Mi predilección por Albert Camus tiene su origen en la adolescencia (o poco más). Empezaba a estudiar filosofía en el colegio y el profesor, un cura, lo recomendó, tal vez porque su reflexión empezaba y terminaba en la defensa de la dignidad del ser humano, por encima de cualquier sistema político o superestructura ideológica.
En aquella edad (como en cualquiera) resultaba estimulante pensar en la belleza de las jóvenes tumbadas al sol de las playas argelinas y en aquel tiempo resultaba inevitable buscar una manera de sobreponerse a la tiranía que nos asolaba. Así, desde Bodas a Los Justos, a través de El extranjero, Calígula, El malentendido… me hice camusiano.

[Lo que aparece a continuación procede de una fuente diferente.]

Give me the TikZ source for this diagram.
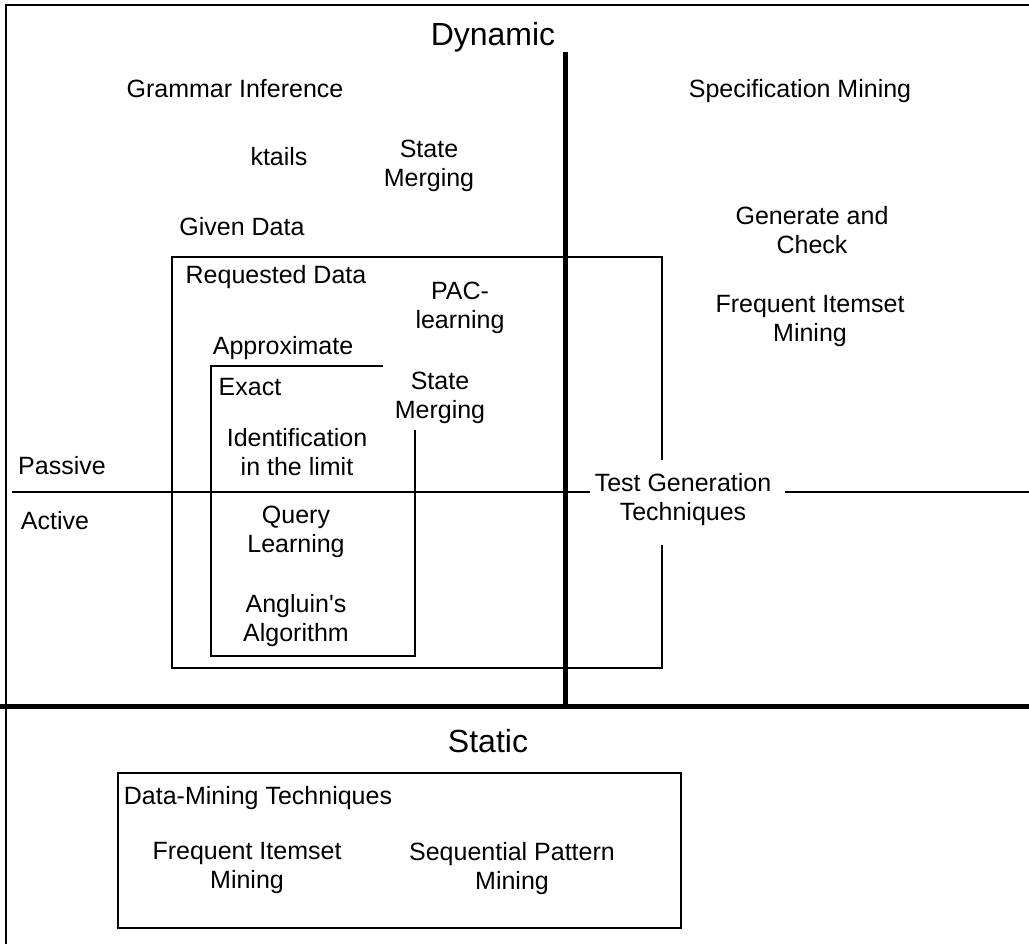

Lo ratificó definitivamente mi madre cuando, poco antes de su muerte, en uno de mis últimos cumpleaños con ella, antes de ir a comer con los hermanos, sacó de su dormitorio las obras completas de Albert Camus editadas por Alianza Tres: “Nunca sé cómo acertar contigo, pero esta vez te va a gustar”, comentó antes de entregarme el paquete y un beso.
Hoy, cien años después del nacimiento de Camus, mientras leo comentarios sobre un escritor al que he leído con pasión y al que he admirado, reconozco el valor y la emoción de su regalo.